Questa 7ª domenica del tempo per anno ci mette di fronte a degli ordini perentori di Dio. Nella
prima Lettura tratta dal libro del Levitico il Signore per bocca di Mosè dice al suo popolo Israele:
“Siate santi, perché io il Signore Dio vostro, sono santo”. Più esplicito di così il Signore non poteva
essere, sta chiedendo senza giri di parole la santità, niente mezze misure, nessuna mediocrità, vuole
il massimo da noi. Indica poi anche il percorso per diventare santi: non devi odiare il tuo fratello, né
vendicarti e serbare rancore, ma amare il tuo prossimo come te stesso. Questa è legge dell’AT, ma
Gesù la riprende nel passo odierno tratto dal Vangelo di Matteo per immettervi la novità del
perdono che supera non solo il risentimento o il desiderio di vendetta, ma anche la legge del
taglione che prevedeva il risarcimento dell’offesa con la stessa moneta –occhio per occhio e dente
per dente-. Gesù chiede di andare oltre rispondendo al male col bene e come disarmati davanti alla
prepotenza e ai torti. È l’amore al tuo prossimo che deve prevalere, non solo, devi amare anche i
nemici, chi ti ha fatto del male perché così fa Dio, nostro Padre celeste che fa sempre e solo del
bene a tutti, anche ai malvagi e ingiusti. Troppo facile amare quelli che ci amano, a noi figli di Dio
e lo siamo realmente perché battezzati, Gesù chiede di essere perfetti com’è perfetto Dio nostro
Padre e la sua perfezione consiste nell’amare sempre, tutti e gratuitamente ed è in questo che
consiste la santità, nel vivere la carità che è l’amore infinito di Dio. Un simile comportamento è
però giudicato stolto dal mondo che pone la sua sapienza nell’essere furbi cercando solo e sempre il
proprio vantaggio, difendendo i propri interessi. S. Paolo nella prima lettera ai Corinzi (2ª Lettura)
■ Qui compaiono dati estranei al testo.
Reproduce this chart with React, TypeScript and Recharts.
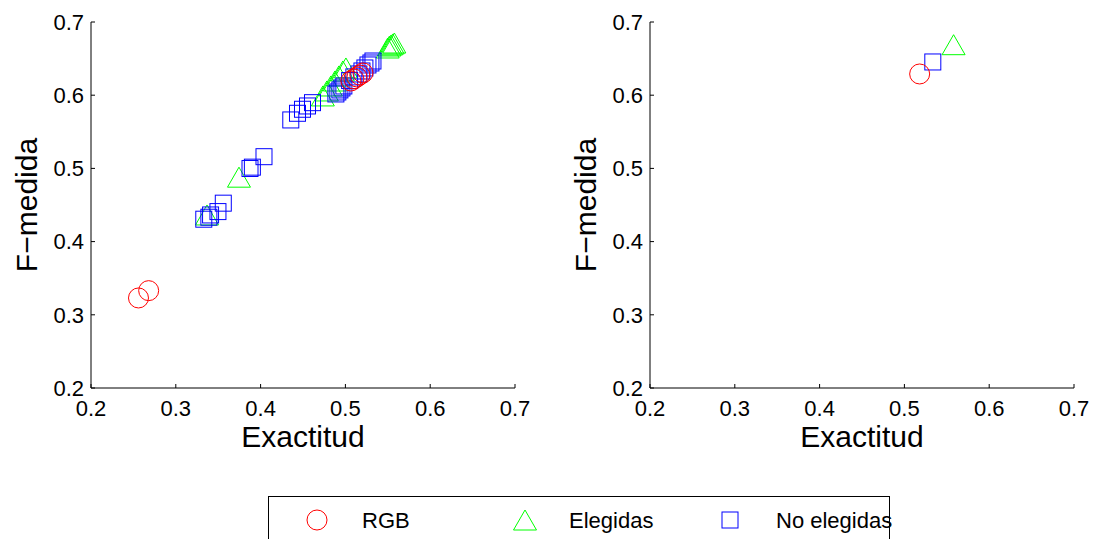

ci esorta quindi a non seguire questa sapienza, ma a farci stolti per diventare sapienti davanti a Dio
perché noi siamo suo tempio, abitati dal suo Spirito e quindi santi, perciò dobbiamo manifestarlo
anche nelle nostre azioni. Queste sono le esigenze di Dio verso i suoi figli, ma proprio perché ci
conosce e ci ama sa che il percorso tracciato non è alla nostra portata, conosce le nostre debolezze,
fragilità, resistenze, sa della lotta che si scatena in noi tra le esigenze di bene dello Spirito e quelle
del male che alberga in noi, tra i desideri dello spirito e quelli della carne. Padre premuroso non può
quindi che venire in aiuto con la sua grazia ai figli che ama, grazia che non lascia mai mancare e ci
soccorre sempre nei momenti di prova e tentazione in cui desideriamo deviare dal cammino che ci
ha tracciato. Dio ci ha detto tutto e ci ha dato tutto per diventare santi, se non lo diventiamo è perché
è mancata la nostra personale risposta alla grazia, forse anche il nostro desiderio e volontà a
diventar santi.
Il Concilio Vaticano II ha trattato questo tema nella Costituzione Dogmatica “Lumen gentium” al
n.° 40; ascoltiamone un brano.
“Il Signore Gesù, maestro e modello divino di ogni perfezione, a tutti e ai singoli suoi discepoli di
qualsiasi condizione ha predicato la santità della vita, di cui egli stesso è autore e perfezionatore:
“Siate dunque perfetti com’è perfetto il vostro Padre celeste”. Ha mandato infatti a tutti lo Spirito
Santo, che li muovesse dall’interno ad amare Dio con tutto il cuore, con tutta l’anima, con tutta la
mente, con tutte le forze e ad amarsi a vicenda come Cristo ha amato loro. I seguaci di Cristo,
chiamati da Dio non secondo le opere, ma secondo il disegno della sua grazia e giustificati in Gesù
Signore, nel battesimo della fede sono stati fatti veramente figli di Dio e compartecipi della natura
divina, e perciò realmente santi. Essi quindi devono, con l’aiuto di Dio, mantenere nella loro vita e
perfezionare la santità che hanno ricevuto”.